Improving the suitability of the system for people with an intellectual disability or other cognitive impairment

103 Section 26 of the Crimes (Mental Impairment and Unfitness to be Tried) Act 1997 (Vic) should be amended to require a court, when making a supervision order in respect of a person, to specify the department that is responsible for the person’s supervision.

104 A requirement should be added to section 26 of the Crimes (Mental Impairment and Unfitness to be Tried) Act 1997 (Vic) that the department which is specified as having responsibility for the person’s supervision must prepare a treatment plan for the person on the supervision order.
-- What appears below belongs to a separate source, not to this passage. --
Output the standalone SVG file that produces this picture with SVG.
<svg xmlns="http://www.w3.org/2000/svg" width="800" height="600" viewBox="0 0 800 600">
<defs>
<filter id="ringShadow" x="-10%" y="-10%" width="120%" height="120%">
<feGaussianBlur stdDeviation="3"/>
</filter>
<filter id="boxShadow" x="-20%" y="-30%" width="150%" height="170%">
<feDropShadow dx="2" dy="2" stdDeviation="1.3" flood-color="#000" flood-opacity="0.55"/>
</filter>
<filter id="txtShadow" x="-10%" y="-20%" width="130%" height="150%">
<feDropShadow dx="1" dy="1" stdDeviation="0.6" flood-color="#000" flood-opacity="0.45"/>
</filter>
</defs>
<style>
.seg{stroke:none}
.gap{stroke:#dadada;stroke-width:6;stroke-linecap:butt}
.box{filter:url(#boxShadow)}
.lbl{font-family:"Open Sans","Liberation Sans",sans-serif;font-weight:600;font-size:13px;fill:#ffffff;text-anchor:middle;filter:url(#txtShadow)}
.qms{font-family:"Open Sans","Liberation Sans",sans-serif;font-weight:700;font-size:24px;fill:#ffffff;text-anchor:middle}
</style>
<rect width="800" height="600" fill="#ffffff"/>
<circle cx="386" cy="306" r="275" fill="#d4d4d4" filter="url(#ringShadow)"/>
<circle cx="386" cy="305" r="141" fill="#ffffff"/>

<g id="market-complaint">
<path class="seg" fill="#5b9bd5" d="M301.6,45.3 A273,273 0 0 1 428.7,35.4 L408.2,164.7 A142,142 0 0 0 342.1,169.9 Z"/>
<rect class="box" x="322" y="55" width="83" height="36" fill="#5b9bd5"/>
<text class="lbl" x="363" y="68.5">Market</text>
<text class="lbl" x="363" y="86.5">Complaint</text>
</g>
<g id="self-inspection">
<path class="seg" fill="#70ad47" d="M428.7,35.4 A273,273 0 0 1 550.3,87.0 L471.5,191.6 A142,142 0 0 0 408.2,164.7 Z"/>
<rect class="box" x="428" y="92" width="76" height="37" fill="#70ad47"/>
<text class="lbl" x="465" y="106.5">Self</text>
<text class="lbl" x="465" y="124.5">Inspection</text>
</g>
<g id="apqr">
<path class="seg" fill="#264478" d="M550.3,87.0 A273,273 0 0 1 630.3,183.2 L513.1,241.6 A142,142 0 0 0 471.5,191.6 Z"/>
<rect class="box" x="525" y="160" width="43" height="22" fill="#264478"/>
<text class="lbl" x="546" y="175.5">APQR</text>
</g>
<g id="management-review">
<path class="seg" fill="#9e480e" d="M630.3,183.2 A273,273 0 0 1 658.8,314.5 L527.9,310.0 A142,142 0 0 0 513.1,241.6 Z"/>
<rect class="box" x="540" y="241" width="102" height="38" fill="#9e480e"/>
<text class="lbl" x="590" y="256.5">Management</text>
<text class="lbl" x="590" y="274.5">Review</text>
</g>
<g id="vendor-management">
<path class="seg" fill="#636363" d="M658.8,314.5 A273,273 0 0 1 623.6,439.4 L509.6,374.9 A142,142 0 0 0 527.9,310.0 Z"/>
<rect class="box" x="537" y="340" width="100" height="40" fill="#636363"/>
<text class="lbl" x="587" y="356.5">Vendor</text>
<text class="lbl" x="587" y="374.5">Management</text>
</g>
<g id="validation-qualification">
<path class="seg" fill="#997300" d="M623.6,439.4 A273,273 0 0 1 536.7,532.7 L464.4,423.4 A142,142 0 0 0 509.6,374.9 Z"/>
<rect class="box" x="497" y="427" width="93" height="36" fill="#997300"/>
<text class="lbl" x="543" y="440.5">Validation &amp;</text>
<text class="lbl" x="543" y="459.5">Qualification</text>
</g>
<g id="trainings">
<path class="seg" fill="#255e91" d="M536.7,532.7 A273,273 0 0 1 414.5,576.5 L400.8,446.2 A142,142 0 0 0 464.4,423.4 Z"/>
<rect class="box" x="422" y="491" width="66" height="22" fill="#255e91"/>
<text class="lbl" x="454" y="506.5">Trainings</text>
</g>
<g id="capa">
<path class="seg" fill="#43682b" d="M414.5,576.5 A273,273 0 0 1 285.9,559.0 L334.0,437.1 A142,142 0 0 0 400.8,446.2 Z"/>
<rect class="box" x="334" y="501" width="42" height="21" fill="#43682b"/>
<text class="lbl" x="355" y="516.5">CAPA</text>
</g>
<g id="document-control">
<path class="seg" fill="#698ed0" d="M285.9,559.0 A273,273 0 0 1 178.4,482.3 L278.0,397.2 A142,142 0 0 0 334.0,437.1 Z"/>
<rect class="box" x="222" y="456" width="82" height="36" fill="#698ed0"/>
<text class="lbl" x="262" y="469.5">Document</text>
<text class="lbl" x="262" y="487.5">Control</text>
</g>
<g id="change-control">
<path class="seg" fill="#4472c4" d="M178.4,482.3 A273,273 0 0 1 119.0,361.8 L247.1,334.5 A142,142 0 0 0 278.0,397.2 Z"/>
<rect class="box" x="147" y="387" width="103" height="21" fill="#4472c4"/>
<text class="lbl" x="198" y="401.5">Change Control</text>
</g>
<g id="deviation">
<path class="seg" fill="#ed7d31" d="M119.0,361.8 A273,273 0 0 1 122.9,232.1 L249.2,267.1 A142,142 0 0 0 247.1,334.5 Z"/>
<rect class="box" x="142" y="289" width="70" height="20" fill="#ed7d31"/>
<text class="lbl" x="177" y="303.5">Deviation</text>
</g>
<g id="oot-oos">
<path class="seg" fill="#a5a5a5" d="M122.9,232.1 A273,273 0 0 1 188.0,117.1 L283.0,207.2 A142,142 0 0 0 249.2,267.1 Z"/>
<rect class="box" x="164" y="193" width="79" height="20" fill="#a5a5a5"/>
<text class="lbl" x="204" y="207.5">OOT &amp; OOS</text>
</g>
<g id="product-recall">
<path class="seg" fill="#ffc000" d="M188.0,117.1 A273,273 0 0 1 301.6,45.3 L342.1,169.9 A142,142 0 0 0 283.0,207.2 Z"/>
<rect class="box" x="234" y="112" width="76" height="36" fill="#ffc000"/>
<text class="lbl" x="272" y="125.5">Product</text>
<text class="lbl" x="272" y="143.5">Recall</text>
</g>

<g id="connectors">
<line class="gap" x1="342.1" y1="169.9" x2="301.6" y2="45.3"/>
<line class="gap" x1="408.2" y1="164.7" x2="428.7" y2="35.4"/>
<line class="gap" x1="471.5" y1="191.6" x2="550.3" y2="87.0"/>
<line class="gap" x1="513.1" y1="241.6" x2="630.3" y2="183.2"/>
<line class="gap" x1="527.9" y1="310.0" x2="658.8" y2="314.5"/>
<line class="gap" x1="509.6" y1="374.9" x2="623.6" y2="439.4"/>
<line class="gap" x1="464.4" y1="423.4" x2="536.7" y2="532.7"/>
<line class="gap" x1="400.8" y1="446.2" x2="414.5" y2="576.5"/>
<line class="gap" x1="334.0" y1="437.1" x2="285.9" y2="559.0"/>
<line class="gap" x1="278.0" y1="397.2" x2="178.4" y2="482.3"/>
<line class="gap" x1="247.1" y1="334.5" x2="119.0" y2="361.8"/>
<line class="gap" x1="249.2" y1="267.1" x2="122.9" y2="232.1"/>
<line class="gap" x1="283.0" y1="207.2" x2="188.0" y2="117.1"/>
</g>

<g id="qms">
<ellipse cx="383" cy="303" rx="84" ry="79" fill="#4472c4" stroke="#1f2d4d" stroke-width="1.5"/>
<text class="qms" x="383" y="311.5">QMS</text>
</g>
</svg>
105 Section 40(e) of the Crimes (Mental Impairment and Unfitness to be Tried) Act 1997 (Vic) should be amended to require that the court have regard to ‘whether there are adequate resources available for treatment, support or services in the community’.

106 The definition of ‘compulsory treatment’ in the Disability Act 2006 (Vic) should be amended to include people subject to a supervision order that designates the Secretary to the Department of Human Services as responsible for the person’s supervision.

Interstate transfer orders

107 Sections 73D and 73E of the Crimes (Mental Impairment and Unfitness to be Tried) Act 1997 (Vic) should be amended to provide that:

(a) the relevant Secretary has the power to make an order authorising the interstate transfer of a person, and

(b) sections 73D(2)(a) and 73E(2)(a) allow either the Chief Psychiatrist or the Secretary of the Department of Human Services to certify that the transfer is of benefit to the person and that facilities and services are available.